Regarding the joining operation… I had the same issue to find the continent names for each country. Country names can differ quite a bit. Do not use country names then, use their codes made of 2 letters! “IT” stands for “Italy”! Join on such code columns and find another population by country table with such codes if yours does not have any!

Thanks for contributing

Cheers
Paolo

Ellert_van_Koperen · March 26, 2020, 11:48am

The UN uses 3 digit numerical country codes, named M49.
These can be converted into readable data using a table that can be downloaded here:
https://unstats.un.org/unsd/methodology/m49/overview/
in that table are also the ISO-alpha-3 codes, but NOT the alpha-2 codes that most people think about as country-codes due to their use in domain extensions.

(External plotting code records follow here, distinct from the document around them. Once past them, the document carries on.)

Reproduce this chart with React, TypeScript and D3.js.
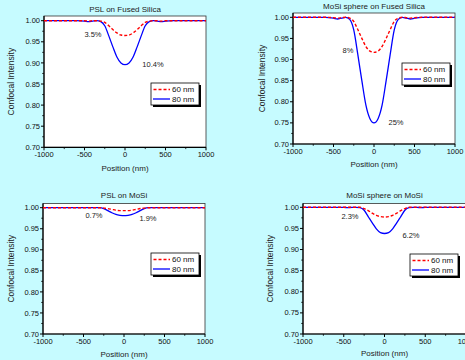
import React from "react";
import * as d3 from "d3";

// ---- data ----
const positions = [-1000, -800, -600, -500, -450, -400, -350, -300, -250, -200, -150, -100, -50, 0, 50, 100, 150, 200, 250, 300, 350, 400, 450, 500, 600, 800, 1000];

const pslFused80 = [1.0, 1.0, 1.0, 0.999, 0.998, 0.999, 1.0, 0.998, 0.988, 0.964, 0.938, 0.914, 0.9, 0.896, 0.9, 0.914, 0.938, 0.964, 0.988, 0.998, 1.0, 0.999, 0.998, 0.999, 1.0, 1.0, 1.0];
const pslFused60 = [1.0, 1.0, 1.0, 1.0, 0.999, 1.0, 1.0, 0.999, 0.996, 0.988, 0.979, 0.971, 0.966, 0.965, 0.966, 0.971, 0.979, 0.988, 0.996, 0.999, 1.0, 1.0, 0.999, 1.0, 1.0, 1.0, 1.0];
const mosiFused80 = [1.0, 1.0, 1.0, 0.998, 0.996, 0.998, 1.0, 0.995, 0.97, 0.912, 0.85, 0.792, 0.76, 0.75, 0.76, 0.792, 0.85, 0.912, 0.97, 0.995, 1.0, 0.998, 0.996, 0.998, 1.0, 1.0, 1.0];
const mosiFused60 = [1.0, 1.0, 1.0, 0.999, 0.998, 0.999, 1.0, 0.998, 0.99, 0.971, 0.95, 0.931, 0.92, 0.917, 0.92, 0.931, 0.95, 0.971, 0.99, 0.998, 1.0, 0.999, 0.998, 0.999, 1.0, 1.0, 1.0];
const pslMosi80 = [1.0, 1.0, 1.0, 1.0, 1.0, 1.0, 1.0, 1.0, 0.998, 0.993, 0.988, 0.984, 0.982, 0.981, 0.982, 0.984, 0.988, 0.993, 0.998, 1.0, 1.0, 1.0, 1.0, 1.0, 1.0, 1.0, 1.0];
const pslMosi60 = [1.0, 1.0, 1.0, 1.0, 1.0, 1.0, 1.0, 1.0, 0.999, 0.998, 0.996, 0.994, 0.993, 0.993, 0.993, 0.994, 0.996, 0.998, 0.999, 1.0, 1.0, 1.0, 1.0, 1.0, 1.0, 1.0, 1.0];
const mosiMosi80 = [1.0, 1.0, 1.0, 1.0, 0.999, 1.0, 1.0, 0.999, 0.993, 0.978, 0.963, 0.949, 0.94, 0.938, 0.94, 0.949, 0.963, 0.978, 0.993, 0.999, 1.0, 1.0, 0.999, 1.0, 1.0, 1.0, 1.0];
const mosiMosi60 = [1.0, 1.0, 1.0, 1.0, 1.0, 1.0, 1.0, 1.0, 0.997, 0.992, 0.986, 0.981, 0.978, 0.977, 0.978, 0.981, 0.986, 0.992, 0.997, 1.0, 1.0, 1.0, 1.0, 1.0, 1.0, 1.0, 1.0];

const titles = ["PSL on Fused Silica", "MoSi sphere on Fused Silica", "PSL on MoSi", "MoSi sphere on MoSi"];
const series60 = [pslFused60, mosiFused60, pslMosi60, mosiMosi60];
const series80 = [pslFused80, mosiFused80, pslMosi80, mosiMosi80];
const labels60 = ["3.5%", "8%", "0.7%", "2.3%"];
const labels80 = ["10.4%", "25%", "1.9%", "6.2%"];
const legendNames = ["60 nm", "80 nm"];
const xTicks = [-1000, -500, 0, 500, 1000];
const xMinor = [-750, -250, 250, 750];
const yTicks = [0.7, 0.75, 0.8, 0.85, 0.9, 0.95, 1.0];
const yMinor = [0.725, 0.775, 0.825, 0.875, 0.925, 0.975];

// ---- layout ----
const layouts = [
  { x0: 44, x1: 206, yTop: 20.7, yBot: 147.3, frameTop: 16, titleY: 12, xLabY: 171, yLabX: 14,
    leg: { x: 151, y: 83 }, l60: { x: 93, y: 37 }, l80: { x: 153, y: 67 } },
  { x0: 293, x1: 455, yTop: 17.3, yBot: 144, frameTop: 13, titleY: 9, xLabY: 167, yLabX: 265,
    leg: { x: 402, y: 63 }, l60: { x: 348, y: 53 }, l80: { x: 396, y: 125 } },
  { x0: 43, x1: 205, yTop: 207.7, yBot: 334, frameTop: 203.5, titleY: 198, xLabY: 357, yLabX: 14,
    leg: { x: 151, y: 253 }, l60: { x: 94, y: 218 }, l80: { x: 148, y: 221 } },
  { x0: 303, x1: 466, yTop: 207.3, yBot: 334, frameTop: 203.5, titleY: 198, xLabY: 356, yLabX: 273,
    leg: { x: 410, y: 254 }, l60: { x: 350, y: 219 }, l80: { x: 411, y: 238 } },
];

const FONT = "Liberation Sans, Arial, sans-serif";

function Panel({ i }: { i: number }) {
  const L = layouts[i];
  const x = d3.scaleLinear().domain([-1000, 1000]).range([L.x0, L.x1]);
  const y = d3.scaleLinear().domain([0.7, 1.0]).range([L.yBot, L.yTop]);
  const line = d3
    .line<number>()
    .x((_, k) => x(positions[k]))
    .y((v) => y(v))
    .curve(d3.curveMonotoneX);
  const cx = (L.x0 + L.x1) / 2;
  const cy = (L.frameTop + L.yBot) / 2;
  const lg = L.leg;
  const lw = 48, lh = 22;
  return (
    <g fontFamily={FONT}>
      <rect x={L.x0} y={L.frameTop} width={L.x1 - L.x0} height={L.yBot - L.frameTop} fill="#fff" stroke="#333" strokeWidth={0.8} />
      <text x={cx} y={L.titleY} textAnchor="middle" fontSize={8} fill="#222">{titles[i]}</text>
      {/* y axis */}
      <line x1={L.x0} x2={L.x0} y1={L.frameTop} y2={L.yBot} stroke="#000" strokeWidth={1.2} />
      {yTicks.map((t) => (
        <g key={"y" + t}>
          <line x1={L.x0 - 3} x2={L.x0} y1={y(t)} y2={y(t)} stroke="#000" strokeWidth={1} />
          <text x={L.x0 - 4} y={y(t) + 2.6} textAnchor="end" fontSize={7.5} fill="#111">{t.toFixed(2)}</text>
        </g>
      ))}
      {yMinor.map((t) => (
        <line key={"ym" + t} x1={L.x0 - 1.8} x2={L.x0} y1={y(t)} y2={y(t)} stroke="#000" strokeWidth={0.8} />
      ))}
      {/* x axis */}
      <line x1={L.x0} x2={L.x1} y1={L.yBot} y2={L.yBot} stroke="#000" strokeWidth={1.2} />
      {xTicks.map((t) => (
        <g key={"x" + t}>
          <line x1={x(t)} x2={x(t)} y1={L.yBot} y2={L.yBot + 3} stroke="#000" strokeWidth={1} />
          <text x={x(t)} y={L.yBot + 10} textAnchor="middle" fontSize={7.5} fill="#111">{t}</text>
        </g>
      ))}
      {xMinor.map((t) => (
        <line key={"xm" + t} x1={x(t)} x2={x(t)} y1={L.yBot} y2={L.yBot + 1.8} stroke="#000" strokeWidth={0.8} />
      ))}
      <text x={cx} y={L.xLabY} textAnchor="middle" fontSize={8} fill="#222">Position (nm)</text>
      <text transform={`translate(${L.yLabX},${cy}) rotate(-90)`} textAnchor="middle" fontSize={8.5} fill="#222">Confocal Intensity</text>
      {/* curves */}
      <path d={line(series80[i]) || ""} fill="none" stroke="#0000ff" strokeWidth={1.3} />
      <path d={line(series60[i]) || ""} fill="none" stroke="#ff0000" strokeWidth={1.4} strokeDasharray="3,2" />
      {/* percent labels */}
      <text x={L.l60.x} y={L.l60.y} textAnchor="middle" fontSize={7.5} fill="#222">{labels60[i]}</text>
      <text x={L.l80.x} y={L.l80.y} textAnchor="middle" fontSize={7.5} fill="#222">{labels80[i]}</text>
      {/* legend */}
      <rect x={lg.x + 2} y={lg.y + 2} width={lw} height={lh} fill="#000" />
      <rect x={lg.x} y={lg.y} width={lw} height={lh} fill="#fff" stroke="#000" strokeWidth={0.8} />
      <line x1={lg.x + 2.5} x2={lg.x + 19} y1={lg.y + 6.5} y2={lg.y + 6.5} stroke="#ff0000" strokeWidth={1.5} strokeDasharray="3,2" />
      <text x={lg.x + 21} y={lg.y + 9.3} fontSize={8} fill="#111">{legendNames[0]}</text>
      <line x1={lg.x + 2} x2={lg.x + 19} y1={lg.y + 16} y2={lg.y + 16} stroke="#0000ff" strokeWidth={1.3} />
      <text x={lg.x + 21} y={lg.y + 18.8} fontSize={8} fill="#111">{legendNames[1]}</text>
    </g>
  );
}

export default function App() {
  return (
    <svg width={465} height={360} style={{ position: "absolute", left: 0, top: 0, display: "block" }}>
      <rect width={465} height={360} fill="#c6fbff" />
      {[0, 1, 2, 3].map((i) => (
        <Panel key={i} i={i} />
      ))}
    </svg>
  );
}
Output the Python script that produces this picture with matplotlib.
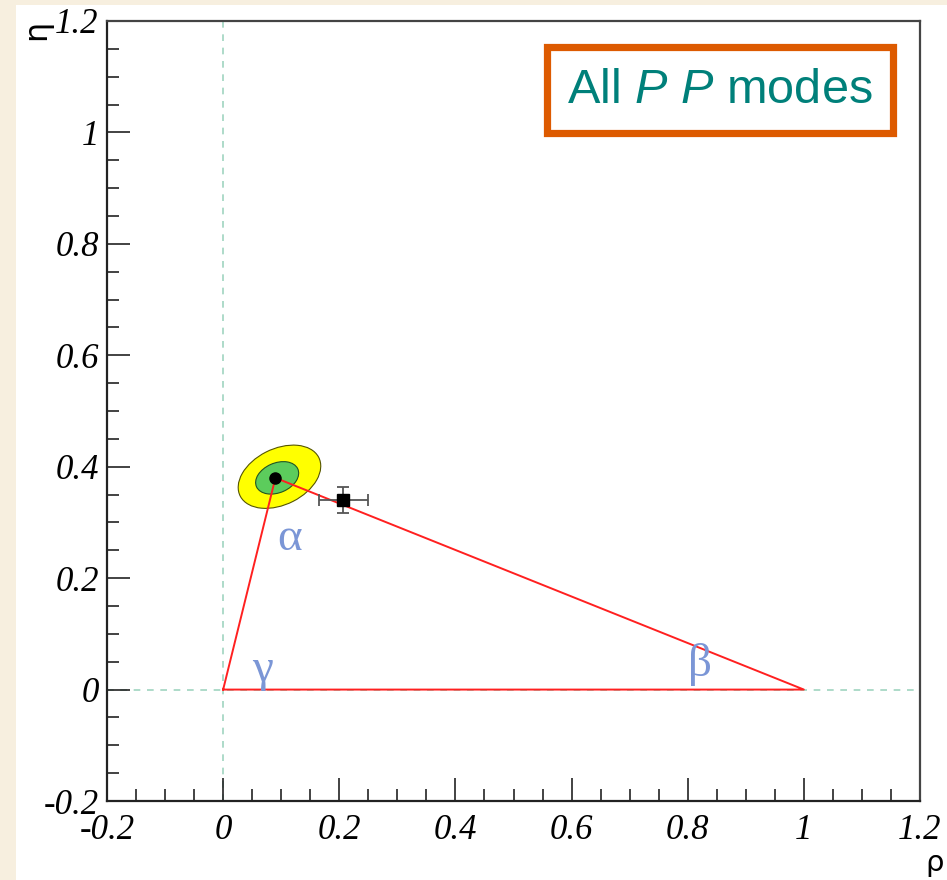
import matplotlib
matplotlib.use("Agg")
import matplotlib.pyplot as plt
from matplotlib.patches import Ellipse, Rectangle
from matplotlib.ticker import MultipleLocator, FuncFormatter

# ---- data ----
apex = (0.09, 0.38)             # fit central value (rho, eta)
tri_base = [(0.0, 0.0), (1.0, 0.0)]
ell_outer = dict(xy=(0.097, 0.382), width=0.152, height=0.100, angle=28)
ell_inner = dict(xy=(0.093, 0.380), width=0.078, height=0.053, angle=25)
ref_point = (0.207, 0.340)
ref_xerr = 0.042
ref_yerr = 0.023
xlim = (-0.2, 1.2)
ylim = (-0.2, 1.2)
angle_labels = [("α", 0.114, 0.27), ("γ", 0.067, 0.035), ("β", 0.822, 0.045)]
title_text = "All $\\mathit{P}$ $\\mathit{P}$ modes"

plt.rcParams["font.family"] = ["Liberation Serif", "DejaVu Serif"]
plt.rcParams["font.style"] = "italic"
plt.rcParams["mathtext.fontset"] = "custom"
plt.rcParams["mathtext.it"] = "Liberation Sans:italic"
plt.rcParams["mathtext.rm"] = "Liberation Sans"

W, H = 947, 880
fig = plt.figure(figsize=(W / 100, H / 100), dpi=100)
fig.patch.set_facecolor("#f7efdf")
fig.patches.append(Rectangle((16 / W, 0), 1 - 16 / W, 1 - 5 / H, transform=fig.transFigure,
                             facecolor="white", edgecolor="none", zorder=-10))

ax = fig.add_axes([107 / W, 1 - 801 / H, (920 - 107) / W, (801 - 21) / H])
ax.set_zorder(1)
ax.set_xlim(*xlim)
ax.set_ylim(*ylim)
ax.set_facecolor("white")

# dashed axes lines
ax.axvline(0, color="#9fd4c0", ls=(0, (4, 4)), lw=1.2, zorder=1)
ax.axhline(0, color="#9fd4c0", ls=(0, (4, 4)), lw=1.2, zorder=1)

# contours
ax.add_patch(Ellipse(**ell_outer, facecolor="#ffff00", edgecolor="#555500", lw=0.8, zorder=2))
ax.add_patch(Ellipse(**ell_inner, facecolor="#5ccc5c", edgecolor="#225522", lw=0.8, zorder=3))

# triangle
ax.plot([tri_base[0][0], apex[0], tri_base[1][0], tri_base[0][0]],
        [tri_base[0][1], apex[1], tri_base[1][1], tri_base[0][1]],
        color="#ff2020", lw=1.4, zorder=4)
ax.plot([apex[0]], [apex[1]], "o", color="black", ms=8, zorder=5)

# reference point with errors
ax.errorbar([ref_point[0]], [ref_point[1]], xerr=[ref_xerr], yerr=[ref_yerr],
            fmt="s", color="black", ms=9, ecolor="#555555", elinewidth=1.3,
            capsize=4, capthick=1.3, zorder=6)

for lab, x, y in angle_labels:
    ax.text(x, y, lab, color="#7b96d6", fontsize=34, family="Liberation Serif",
            style="normal", ha="center", va="center", zorder=7)

# text box
ax.text(0.754, 0.9115, title_text, transform=ax.transAxes, ha="center", va="center",
        fontsize=35, color="#00807a", family="Liberation Sans", style="normal",
        bbox=dict(boxstyle="square,pad=0.42", facecolor="white", edgecolor="#dd5a00", lw=5.2))

# ticks
ax.xaxis.set_major_locator(MultipleLocator(0.2))
ax.xaxis.set_minor_locator(MultipleLocator(0.05))
ax.yaxis.set_major_locator(MultipleLocator(0.2))
ax.yaxis.set_minor_locator(MultipleLocator(0.05))

def fmt(v, pos):
    v = round(v, 2)
    if abs(v) < 1e-9:
        return "0"
    if abs(v - 1) < 1e-9:
        return "1"
    return f"{v:g}"

ax.xaxis.set_major_formatter(FuncFormatter(fmt))
ax.yaxis.set_major_formatter(FuncFormatter(fmt))
ax.tick_params(which="both", direction="in", top=False, right=False, color="#222222", width=1.2)
ax.tick_params(which="major", length=16.5, labelsize=25)
ax.tick_params(which="minor", length=8.5)
ax.tick_params(axis="x", pad=9)
ax.tick_params(axis="y", pad=6)
for sp in ax.spines.values():
    sp.set_linewidth(1.6)
    sp.set_color("#222222")
ax.spines["top"].set_color("#444444")
ax.spines["right"].set_color("#444444")

fig.text(37 / W, 1 - 30 / H, "η", rotation=90, fontsize=23, family="DejaVu Sans",
         style="normal", ha="center", va="center")
fig.text(935 / W, 1 - 863 / H, "ρ", fontsize=21, family="DejaVu Sans",
         style="normal", ha="center", va="center")

fig.savefig("out.png", dpi=100, facecolor=fig.get_facecolor())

Edit: I see now that a similar table is already used in the workflow, this one stemming from datahub.io.

Johnny_Gel · March 29, 2020, 1:01pm

Hello,

Have you updated the workflow with the normalization?

Johnny

paolotamag · April 2, 2020, 9:52am

Hi @Johnny_Gel, I will write on this thread when I will

https://forum.knime.com/t/covid-19-live-visualization-using-guided-analytics

paolotamag · April 2, 2020, 5:46pm

Don’t forget to join us for the Webinar on this workflow!

Register here:

https://www.knime.com/about/events/visualizing-the-spread-ofcovid-19-pandemic-with-knime-online-apr-7-2020

paolotamag · April 3, 2020, 5:42pm

hey guys, I added normalization to the workflow and much more.

More infos in this thread!

https://forum.knime.com/t/covid-19-live-visualization-using-guided-analytics

system · October 3, 2020, 5:42am

This topic was automatically closed 182 days after the last reply. New replies are no longer allowed.